* **Entries with chart source code**:
※

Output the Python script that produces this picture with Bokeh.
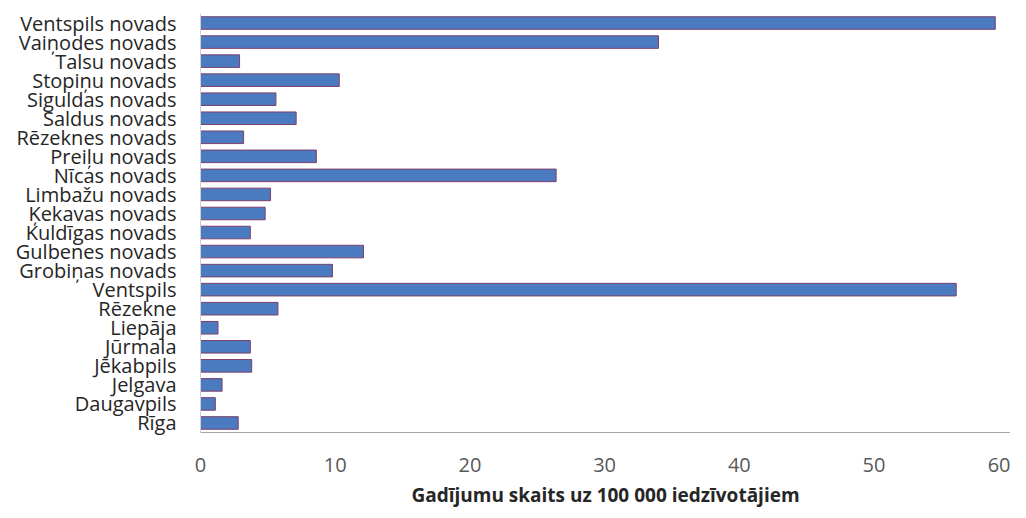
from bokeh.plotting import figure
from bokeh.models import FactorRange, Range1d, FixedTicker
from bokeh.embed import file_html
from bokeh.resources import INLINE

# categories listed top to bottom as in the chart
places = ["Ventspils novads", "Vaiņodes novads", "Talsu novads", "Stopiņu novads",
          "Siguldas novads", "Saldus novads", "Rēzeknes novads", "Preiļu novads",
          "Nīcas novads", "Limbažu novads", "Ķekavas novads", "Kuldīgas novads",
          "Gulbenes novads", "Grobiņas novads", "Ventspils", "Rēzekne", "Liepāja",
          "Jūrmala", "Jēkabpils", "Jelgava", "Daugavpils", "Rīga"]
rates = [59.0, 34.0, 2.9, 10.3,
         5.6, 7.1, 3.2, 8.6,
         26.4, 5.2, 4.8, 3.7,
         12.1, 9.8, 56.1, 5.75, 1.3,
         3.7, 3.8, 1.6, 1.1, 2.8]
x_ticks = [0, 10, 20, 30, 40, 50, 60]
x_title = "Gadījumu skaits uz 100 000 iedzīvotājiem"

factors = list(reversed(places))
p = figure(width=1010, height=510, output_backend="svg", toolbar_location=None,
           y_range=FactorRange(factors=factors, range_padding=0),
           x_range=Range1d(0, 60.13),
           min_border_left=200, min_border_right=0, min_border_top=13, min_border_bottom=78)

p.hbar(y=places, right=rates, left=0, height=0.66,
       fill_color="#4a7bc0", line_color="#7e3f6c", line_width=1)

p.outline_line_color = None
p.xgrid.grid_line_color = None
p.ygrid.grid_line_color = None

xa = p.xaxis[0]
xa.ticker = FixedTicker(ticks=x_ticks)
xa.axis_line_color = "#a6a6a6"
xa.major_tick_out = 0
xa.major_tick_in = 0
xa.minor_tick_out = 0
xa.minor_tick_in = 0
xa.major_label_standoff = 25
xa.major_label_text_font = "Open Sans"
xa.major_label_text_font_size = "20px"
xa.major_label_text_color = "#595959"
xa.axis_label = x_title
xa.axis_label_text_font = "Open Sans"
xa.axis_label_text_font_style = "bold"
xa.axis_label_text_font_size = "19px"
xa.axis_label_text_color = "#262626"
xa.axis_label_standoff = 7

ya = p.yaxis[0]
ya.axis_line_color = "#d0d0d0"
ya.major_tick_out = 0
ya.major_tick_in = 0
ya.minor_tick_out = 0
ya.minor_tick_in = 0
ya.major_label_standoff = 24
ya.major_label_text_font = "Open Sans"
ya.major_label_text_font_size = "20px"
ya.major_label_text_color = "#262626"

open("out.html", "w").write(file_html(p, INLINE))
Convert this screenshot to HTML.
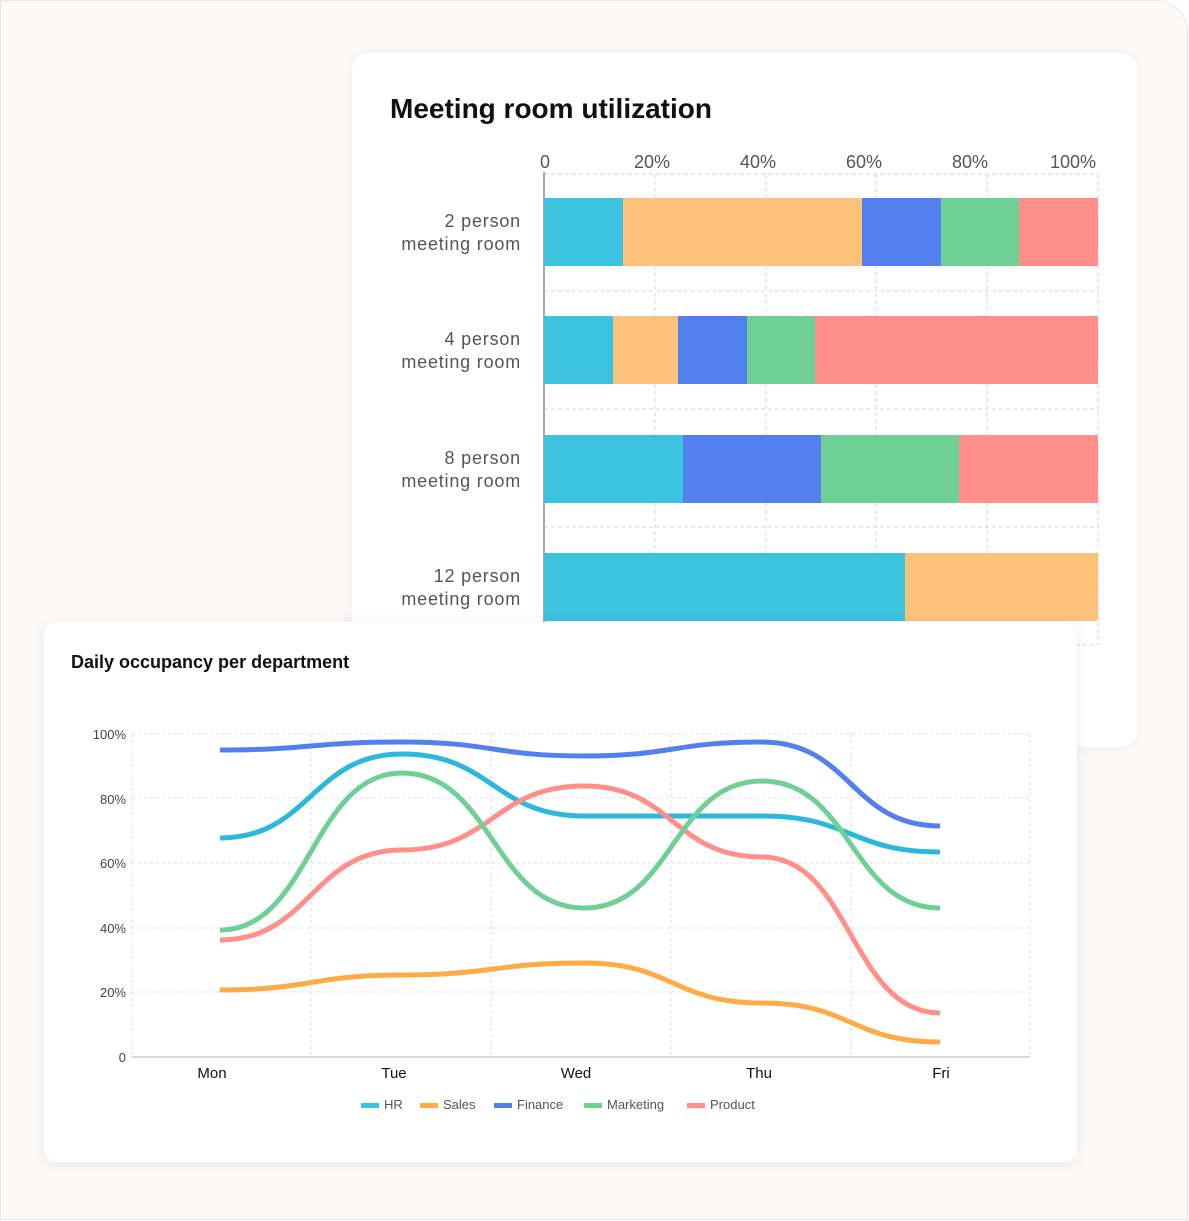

※

Reproduce the listing above exactly, excluding all pictures.

* **RESPONSE BELOW**:
Output the Python script that produces this picture with Bokeh.
from bokeh.plotting import figure
from bokeh.models import FactorRange, Range1d, FixedTicker
from bokeh.embed import file_html
from bokeh.resources import INLINE

# categories listed top to bottom as in the chart
places = ["Ventspils novads", "Vaiņodes novads", "Talsu novads", "Stopiņu novads",
          "Siguldas novads", "Saldus novads", "Rēzeknes novads", "Preiļu novads",
          "Nīcas novads", "Limbažu novads", "Ķekavas novads", "Kuldīgas novads",
          "Gulbenes novads", "Grobiņas novads", "Ventspils", "Rēzekne", "Liepāja",
          "Jūrmala", "Jēkabpils", "Jelgava", "Daugavpils", "Rīga"]
rates = [59.0, 34.0, 2.9, 10.3,
         5.6, 7.1, 3.2, 8.6,
         26.4, 5.2, 4.8, 3.7,
         12.1, 9.8, 56.1, 5.75, 1.3,
         3.7, 3.8, 1.6, 1.1, 2.8]
x_ticks = [0, 10, 20, 30, 40, 50, 60]
x_title = "Gadījumu skaits uz 100 000 iedzīvotājiem"

factors = list(reversed(places))
p = figure(width=1010, height=510, output_backend="svg", toolbar_location=None,
           y_range=FactorRange(factors=factors, range_padding=0),
           x_range=Range1d(0, 60.13),
           min_border_left=200, min_border_right=0, min_border_top=13, min_border_bottom=78)

p.hbar(y=places, right=rates, left=0, height=0.66,
       fill_color="#4a7bc0", line_color="#7e3f6c", line_width=1)

p.outline_line_color = None
p.xgrid.grid_line_color = None
p.ygrid.grid_line_color = None

xa = p.xaxis[0]
xa.ticker = FixedTicker(ticks=x_ticks)
xa.axis_line_color = "#a6a6a6"
xa.major_tick_out = 0
xa.major_tick_in = 0
xa.minor_tick_out = 0
xa.minor_tick_in = 0
xa.major_label_standoff = 25
xa.major_label_text_font = "Open Sans"
xa.major_label_text_font_size = "20px"
xa.major_label_text_color = "#595959"
xa.axis_label = x_title
xa.axis_label_text_font = "Open Sans"
xa.axis_label_text_font_style = "bold"
xa.axis_label_text_font_size = "19px"
xa.axis_label_text_color = "#262626"
xa.axis_label_standoff = 7

ya = p.yaxis[0]
ya.axis_line_color = "#d0d0d0"
ya.major_tick_out = 0
ya.major_tick_in = 0
ya.minor_tick_out = 0
ya.minor_tick_in = 0
ya.major_label_standoff = 24
ya.major_label_text_font = "Open Sans"
ya.major_label_text_font_size = "20px"
ya.major_label_text_color = "#262626"

open("out.html", "w").write(file_html(p, INLINE))
Convert this screenshot to HTML.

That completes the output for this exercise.